Question

How do you find the domain and range of the given function $y=-3\sin \left( \dfrac{1}{2} \right)x$?

Answer 1

Hint: We start solving the problem by making use of the fact that the sine function $a\sin \left( bx \right)$ is defined at every real value to find the domain of the given function. We then recall the fact that the range of the sine function $\sin \left( bx \right)$ is $\left[ -1,1 \right]$ to get the range of $y=\sin \left( \dfrac{1}{2} \right)x$. We then multiply this range with –3 to get the required range of the given function.

Complete step by step answer:
According to the problem, we are asked to find the domain and range of the given function $y=-3\sin \left( \dfrac{1}{2} \right)x$.
We have given the function $y=-3\sin \left( \dfrac{1}{2} \right)x$.
We know that the sine function $a\sin \left( bx \right)$ is defined at every real value. This tells us that the domain of a sine function is $\mathbb{R}$, which is the domain of the given function.
So, the domain of the given function $y=-3\sin \left( \dfrac{1}{2} \right)x$ is $\mathbb{R}$.
Now, let us find the range of the given function. We know that the range of the sine function $\sin \left( bx \right)$ is $\left[ -1,1 \right]$.
So, the range of the function $y=\sin \left( \dfrac{1}{2} \right)x$ as $\left[ -1,1 \right]$.
Since the $y=\sin \left( \dfrac{1}{2} \right)x$ is multiplied with –3, every term present in its range is multiplied with 3 to get the range of the function $y=-3\sin \left( \dfrac{1}{2} \right)x$.

So, the range of the function $y=-3\sin \left( \dfrac{1}{2} \right)x$ is $-3\times \left[ -1,1 \right]=\left[ -3,3 \right]$.

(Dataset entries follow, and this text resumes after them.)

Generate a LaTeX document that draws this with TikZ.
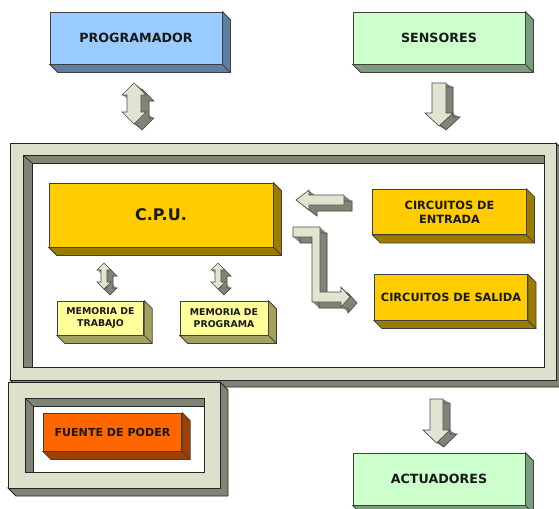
\documentclass[tikz,border=0pt]{standalone}
\usepackage{fontspec}
\setmainfont{DejaVu Sans}
\usepackage{tikz}
\usetikzlibrary{calc}
\definecolor{azulprog}{HTML}{99CCFF}
\definecolor{azullado}{HTML}{5E7EA2}
\definecolor{verdeio}{HTML}{CCFFCC}
\definecolor{verdelado}{HTML}{7C9C7C}
\definecolor{amarcpu}{HTML}{FFCC00}
\definecolor{amarlado}{HTML}{9C7C00}
\definecolor{memfill}{HTML}{FFFF99}
\definecolor{memlado}{HTML}{A2A25E}
\definecolor{naranja}{HTML}{FF6600}
\definecolor{naranjalado}{HTML}{A04000}
\definecolor{marco}{HTML}{DDE0CB}
\definecolor{marcolado}{HTML}{7F8576}
\definecolor{flechaclara}{HTML}{E0E4D0}
\tikzset{
  bloque/.style={draw=black!75, line width=0.6pt, align=center, inner sep=1pt,
                 text=black!90},
  grande/.style={bloque, minimum width=129pt, minimum height=39pt,
                 font=\fontsize{9.5}{11}\selectfont\bfseries},
  circ/.style={bloque, fill=amarcpu, minimum width=115pt, minimum height=34pt,
               font=\fontsize{8.5}{10.5}\selectfont\bfseries},
  mem/.style={bloque, fill=memfill, minimum width=66pt, minimum height=25.5pt,
              font=\fontsize{7}{8.5}\selectfont\bfseries},
  flechaside/.style={fill=marcolado, draw=black!70, line width=0.5pt},
  flechafront/.style={fill=flechaclara, draw=black!70, line width=0.5pt},
  marcoface/.style={fill=marco, draw=black!85, line width=0.7pt},
  marcodark/.style={fill=marcolado, draw=black!85, line width=0.7pt},
}
% side and bottom faces of a block node
\newcommand{\fondo}[2]{%
  \filldraw[fill=#2, draw=black!75, line width=0.6pt] (#1.north east) -- ++(8,8)
    -- ($(#1.south east)+(8,8)$) -- ($(#1.south west)+(8,8)$)
    -- (#1.south west) -- (#1.south east) -- cycle;
  \draw[black!75, line width=0.6pt] (#1.south east) -- ++(8,8);
}
% extruded block arrow: offset x, offset y, outline
\newcommand{\bloqueflecha}[3]{%
  \foreach \k in {1,...,8}{\fill[marcolado, shift={(\k*#1/8,\k*#2/8)}] #3;}
  \draw[flechaside, shift={(#1,#2)}] #3;
  \draw[flechafront] #3;
}

\begin{document}
\begin{tikzpicture}[x=0.75pt,y=-0.75pt]
  \path[use as bounding box, clip] (0,0) rectangle (559,508);
  \fill[white] (0,0) rectangle (559,508);

  % main frame
  \filldraw[marcodark] (556,143) -- (563,150) -- (563,387) -- (17,387) -- (10,380) -- (556,380) -- cycle;
  \filldraw[marcoface] (10,143) rectangle (556,380);
  \filldraw[fill=white, draw=black!85, line width=0.7pt] (23,155) rectangle (544,367);
  \filldraw[marcodark] (23,155) -- (544,155) -- (544,163) -- (32,163) -- (32,367) -- (23,367) -- cycle;
  \draw[black!85, line width=0.5pt] (23,155) -- (32,163);

  % power supply frame
  \filldraw[marcodark] (220,382) -- (228,390) -- (228,496) -- (16,496) -- (8,488) -- (220,488) -- cycle;
  \filldraw[marcoface] (8,382) rectangle (220,488);
  \filldraw[fill=white, draw=black!85, line width=0.7pt] (25,398) rectangle (204,472);
  \filldraw[marcodark] (25,398) -- (204,398) -- (204,406) -- (33,406) -- (33,472) -- (25,472) -- cycle;
  \draw[black!85, line width=0.5pt] (25,398) -- (33,406);

  % blocks
  \node[grande, fill=azulprog] (prog) at (136,38) {PROGRAMADOR};
  \fondo{prog}{azullado}
  \node[grande, fill=verdeio] (sens) at (439,38) {SENSORES};
  \fondo{sens}{verdelado}
  \node[grande, fill=verdeio] (act) at (439,479) {ACTUADORES};
  \fondo{act}{verdelado}
  \node[bloque, fill=amarcpu, minimum width=168pt, minimum height=48pt,
        font=\fontsize{12}{14}\selectfont\bfseries] (cpu) at (161,215) {C.P.U.};
  \fondo{cpu}{amarlado}
  \node[circ] (ent) at (449.5,212) {CIRCUITOS DE\\ENTRADA};
  \fondo{ent}{amarlado}
  \node[circ] (sal) at (451,297.5) {CIRCUITOS DE SALIDA};
  \fondo{sal}{amarlado}
  \node[mem, minimum width=65pt] (mtrab) at (100.5,318) {MEMORIA DE\\TRABAJO};
  \fondo{mtrab}{memlado}
  \node[mem] (mprog) at (224,318) {MEMORIA DE\\PROGRAMA};
  \fondo{mprog}{memlado}
  \node[bloque, fill=naranja, minimum width=104pt, minimum height=28.5pt,
        font=\fontsize{8.3}{10}\selectfont\bfseries] (fuente) at (112.5,432) {FUENTE DE PODER};
  \fondo{fuente}{naranjalado}

  % block arrows
  \bloqueflecha{8}{6}{(134,83) -- (146,95) -- (141,95) -- (141,112) -- (146,112) -- (134,124)
    -- (122,112) -- (127,112) -- (127,95) -- (122,95) -- cycle}
  \bloqueflecha{7}{4}{(432,83) -- (446,83) -- (446,113) -- (453,113) -- (439,126)
    -- (425,113) -- (432,113) -- cycle}
  \bloqueflecha{7}{4}{(430,399) -- (443,399) -- (443,430) -- (450,430) -- (436.5,443)
    -- (423,430) -- (430,430) -- cycle}
  \bloqueflecha{6}{6}{(104,263) -- (111,270) -- (107,270) -- (107,282) -- (111,282) -- (104,289)
    -- (97,282) -- (101,282) -- (101,270) -- (97,270) -- cycle}
  \bloqueflecha{6}{6}{(218,263) -- (225,270) -- (221,270) -- (221,282) -- (225,282) -- (218,289)
    -- (211,282) -- (215,282) -- (215,270) -- (211,270) -- cycle}
  \bloqueflecha{8}{6}{(296,200) -- (309,190) -- (309,195) -- (344,195) -- (344,205)
    -- (309,205) -- (309,210) -- cycle}
  \bloqueflecha{7}{6}{(293,227) -- (320,227) -- (320,292) -- (341,292) -- (341,287) -- (350,297)
    -- (341,307) -- (341,302) -- (312,302) -- (312,237) -- (293,237) -- cycle}
\end{tikzpicture}
\end{document}
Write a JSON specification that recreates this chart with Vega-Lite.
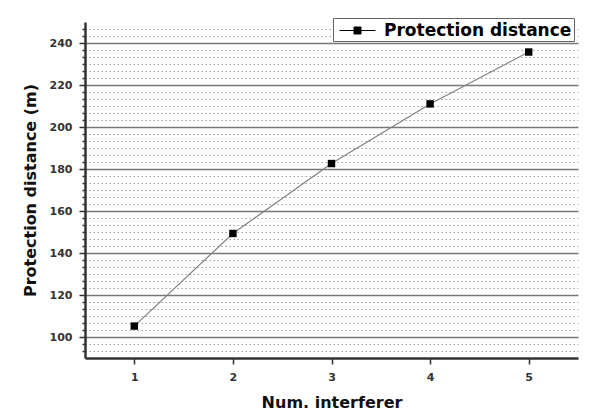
{
  "$schema": "https://vega.github.io/schema/vega-lite/v6.json",
  "width": 493,
  "height": 336,
  "autosize": "none",
  "padding": {"left": 85, "top": 22, "right": 14, "bottom": 60},
  "background": "white",
  "config": {"font": "DejaVu Sans", "view": {"stroke": null}},
  "data": {"values": [
    {"n": 1, "dist": 105.2, "series": "Protection distance"},
    {"n": 2, "dist": 149.3, "series": "Protection distance"},
    {"n": 3, "dist": 182.6, "series": "Protection distance"},
    {"n": 4, "dist": 211.0, "series": "Protection distance"},
    {"n": 5, "dist": 235.7, "series": "Protection distance"}
  ]},
  "encoding": {
    "x": {"field": "n", "type": "quantitative",
      "scale": {"domain": [0.5, 5.5], "nice": false, "zero": false},
      "axis": {"values": [1, 2, 3, 4, 5], "format": "d", "grid": false, "title": "Num. interferer",
        "titleFontSize": 16, "titleFontWeight": "bold", "titleColor": "#111", "titlePadding": 12,
        "labelFontSize": 11, "labelFontWeight": "bold", "labelColor": "#333", "labelPadding": 7,
        "tickSize": 6, "tickWidth": 1.5, "tickColor": "#333", "domainColor": "#333", "domainWidth": 2.5}},
    "y": {"field": "dist", "type": "quantitative",
      "scale": {"domain": [90, 250], "nice": false, "zero": false},
      "axis": {
        "values": [93.333, 96.667, 100, 103.333, 106.667, 110, 113.333, 116.667, 120, 123.333, 126.667, 130, 133.333, 136.667, 140, 143.333, 146.667, 150, 153.333, 156.667, 160, 163.333, 166.667, 170, 173.333, 176.667, 180, 183.333, 186.667, 190, 193.333, 196.667, 200, 203.333, 206.667, 210, 213.333, 216.667, 220, 223.333, 226.667, 230, 233.333, 236.667, 240, 243.333, 246.667],
        "labelExpr": "datum.value % 20 === 0 ? datum.label : ''",
        "labelOverlap": false,
        "title": "Protection distance (m)",
        "titleFontSize": 16, "titleFontWeight": "bold", "titleColor": "#111", "titlePadding": 11,
        "labelFontSize": 11, "labelFontWeight": "bold", "labelColor": "#333", "labelPadding": 7,
        "grid": true,
        "gridColor": {"condition": {"test": "datum.value % 20 === 0", "value": "#777777"}, "value": "#a0a0a0"},
        "gridDash": {"condition": {"test": "datum.value % 20 === 0", "value": []}, "value": [1.5, 2.5]},
        "gridWidth": {"condition": {"test": "datum.value % 20 === 0", "value": 1.3}, "value": 1},
        "tickSize": {"condition": {"test": "datum.value % 20 === 0", "value": 6}, "value": 3},
        "tickWidth": 1.5, "tickColor": "#333", "domainColor": "#333", "domainWidth": 2.5}
    }
  },
  "layer": [
    {
      "mark": {"type": "line", "color": "#808080", "strokeWidth": 1.2}
    },
    {
      "mark": {"type": "point", "shape": "square", "filled": true, "size": 55, "opacity": 1},
      "encoding": {
        "color": {"field": "series", "type": "nominal",
          "scale": {"range": ["#000000"]},
          "legend": {"title": null, "orient": "none", "legendX": 248, "legendY": -4,
            "padding": 2, "strokeColor": "#666666", "fillColor": "white",
            "symbolType": "M-0.6,0H3.0M0.85,-0.35H1.55V0.35H0.85Z", "symbolSize": 400,
            "symbolStrokeColor": "#000000", "symbolFillColor": "#000000", "symbolStrokeWidth": 1,
            "labelFontSize": 17, "labelFontWeight": "bold", "labelColor": "#000", "labelOffset": 28,
            "labelLimit": 400, "labelFont": "DejaVu Sans"}}
      }
    }
  ]
}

Note: We should keep in mind that the range must be represented in the form $\left[ a,b \right]$, where $a < b$, otherwise the answer is incorrect. We should keep in mind that the standard trigonometric functions have the domain as $\mathbb{R}$ while solving this type of problems. Similarly, we can expect problems to find the domain and range of the function $y=5\cos \left( \dfrac{1}{{{x}^{2}}-1} \right)$.